*ENTRIES PROVIDED*:
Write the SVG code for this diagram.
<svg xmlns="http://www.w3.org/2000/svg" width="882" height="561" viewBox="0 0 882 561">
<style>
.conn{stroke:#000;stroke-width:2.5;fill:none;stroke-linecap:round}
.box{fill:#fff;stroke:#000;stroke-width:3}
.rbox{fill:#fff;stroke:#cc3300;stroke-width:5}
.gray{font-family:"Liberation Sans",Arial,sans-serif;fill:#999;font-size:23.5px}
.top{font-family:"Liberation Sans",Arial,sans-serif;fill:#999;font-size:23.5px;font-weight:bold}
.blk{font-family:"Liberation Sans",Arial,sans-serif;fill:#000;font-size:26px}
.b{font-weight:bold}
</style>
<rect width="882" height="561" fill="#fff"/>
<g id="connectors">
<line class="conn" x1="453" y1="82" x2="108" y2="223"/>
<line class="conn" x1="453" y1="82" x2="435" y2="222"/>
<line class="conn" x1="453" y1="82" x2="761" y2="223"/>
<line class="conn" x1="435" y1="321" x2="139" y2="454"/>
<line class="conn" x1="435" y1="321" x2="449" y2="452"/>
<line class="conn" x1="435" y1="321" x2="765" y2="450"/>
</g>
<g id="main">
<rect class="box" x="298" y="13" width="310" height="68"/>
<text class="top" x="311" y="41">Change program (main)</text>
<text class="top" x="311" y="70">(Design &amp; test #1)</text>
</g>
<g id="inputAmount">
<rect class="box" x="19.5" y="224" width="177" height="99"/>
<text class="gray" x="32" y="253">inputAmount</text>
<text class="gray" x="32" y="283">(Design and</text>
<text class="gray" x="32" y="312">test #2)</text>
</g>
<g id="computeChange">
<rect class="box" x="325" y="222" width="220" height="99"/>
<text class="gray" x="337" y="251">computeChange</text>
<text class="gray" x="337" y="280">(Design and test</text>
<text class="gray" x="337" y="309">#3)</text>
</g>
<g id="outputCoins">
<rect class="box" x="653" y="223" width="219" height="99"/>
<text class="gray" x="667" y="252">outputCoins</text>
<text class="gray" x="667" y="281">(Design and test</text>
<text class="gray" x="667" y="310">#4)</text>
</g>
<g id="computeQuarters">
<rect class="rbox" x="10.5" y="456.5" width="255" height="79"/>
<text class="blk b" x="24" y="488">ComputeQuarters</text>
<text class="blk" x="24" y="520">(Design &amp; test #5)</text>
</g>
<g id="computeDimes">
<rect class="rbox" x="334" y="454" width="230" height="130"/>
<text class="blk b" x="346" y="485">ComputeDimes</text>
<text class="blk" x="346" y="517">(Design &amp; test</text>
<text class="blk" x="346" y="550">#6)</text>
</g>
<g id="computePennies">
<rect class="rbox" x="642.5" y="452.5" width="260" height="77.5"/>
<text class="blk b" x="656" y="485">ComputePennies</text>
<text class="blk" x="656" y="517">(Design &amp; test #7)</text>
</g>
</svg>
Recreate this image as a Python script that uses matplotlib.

*PROBLEM DETAILS*: For each line in the data above that contains the string "this", extract the line.

*EXPECTED ANSWER*:
Write the SVG code for this diagram.
Recreate this image as a Python script that uses matplotlib.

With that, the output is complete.